JAKARTA - Plt Gubernur Sumatera Utara Tengku Erry Nuradi kembali diperiksa tim penyidik Kejaksaan Agung. Ketua DPD Partai Nasdem Sumut itu dicecar soal prosedur pengajuan dana hibah/Bansos.
"Hampir sama dengan semalam, pertanyaan pertama tentang proses hibah Bansos yang saya jelaskan bahwa calon penerima hibah Bansos itu mengusulkan secara tertulis kepada gubernur," kata Erry kepada wartawan usai diperiksa di Kejagung, Jalan Sultan Hasanudin, Jakarta Selatan, Selasa (1/12).

Erry menjelaskan, proses pengajuan permintaan dana hibah dilakukan dengan terlebih dulu menyurati Tim Anggaran Pemerintah Daerah (TAPD) dan Satuan Kerja Perangkat Daerah (SKPD). SKPD menurutnya bertugas untuk mengevaluasi permohonan pengajuan dana hibah. Usai dievaluasi SKPD, TAPD kemudian mengusulkan pencairan dana hibah untuk dimasukkan ke dalam dokumen Kebijakan Umum Anggaran (KUA) dan Plafon Prioritas Anggaran Sementara (PPAS) yang jadi pedoman penyusunan APBD.

"Ada sekitar 15 pertanyaan," sebut Erry ditanya jumlah pertanyaan dari tim penyidik Kejagung.

Pada Senin (30/11), Erry diperiksa selama 9 jam. Ia ditanya seputar kronologis pencairan dana hibah dan Bansos.

Menurut Kepala Pusat Penerangan Hukum Kejagung Amir Yanto, Erry ikut meneken pencairan dana Bansos Pemprovsu tahun anggaran 2012-2013. Namun, Kejagung belum memutuskan implikasi dari keterlibatan mantan Bupati Serdang Bedagai ini dalam pencairan dalam Bansos.

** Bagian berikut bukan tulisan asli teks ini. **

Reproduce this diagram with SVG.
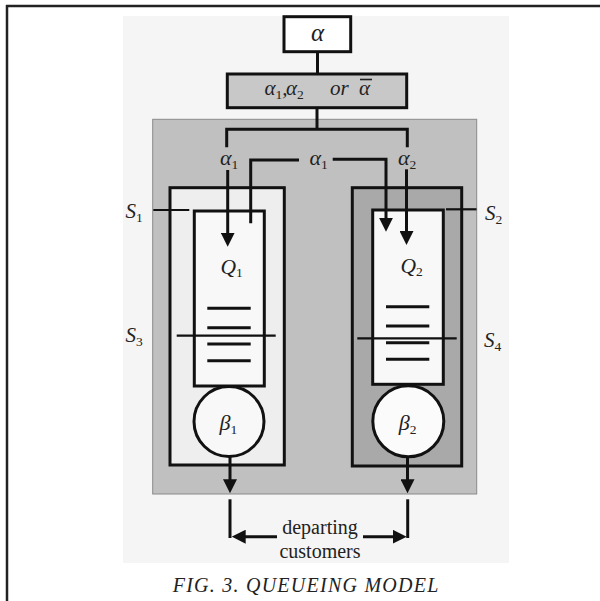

"Pencairan hibah atau Bansos sebesar Rp 100 juta sampai Rp 200 juta itu ditandatangani juga oleh saksi di saat menjabat Wakil Gubernur Sumatera Utara," ujar Amir.

Amir menegaskan bahwa status Erry masih saksi. Adapun, soal dugaan bahwa Erry juga terlibat dalam dugaan tindak pidana korupsi itu, ia menyerahkannya ke penyidik.

Usai diperiksa, Erry mengaku bahwa dirinya ikut menandatangani pencairan dana hibah atau Bansos. Namun, dia membantah terlibat dalam dugaan korupsi melalui dana itu.

Erry mengatakan, tanda tangan pencairan dana hibah atau bansos oleh dirinya itu sudah sesuai dengan peraturan gubernur tentang bansos dan hibah. "Ada klasifikasinya," ujarnya.

Menurut dia, dana di bawah Rp 100 juta itu ditandatangani Kepala Biro Keuangan. Kemudian, dana Rp 100 juta sampai Rp 150 juta ditandatangani Sekda.

"Dana Rp 150 juta sampai Rp 200 juta itu ditandatangani Wakil Gubernur, saya. Nah, di atas Rp 200 juta ditandatangani Gubernur," ucapnya.

Pencairan yang ditandatanganinya, lanjut Erry, ialah berjumlah 923 dari total sebanyak 1.482 pencairan dana. Semua pencairan dana hibah atau bansos itu, sebut Erry, telah dipertanggungjawabkan penerima melalui LPJ.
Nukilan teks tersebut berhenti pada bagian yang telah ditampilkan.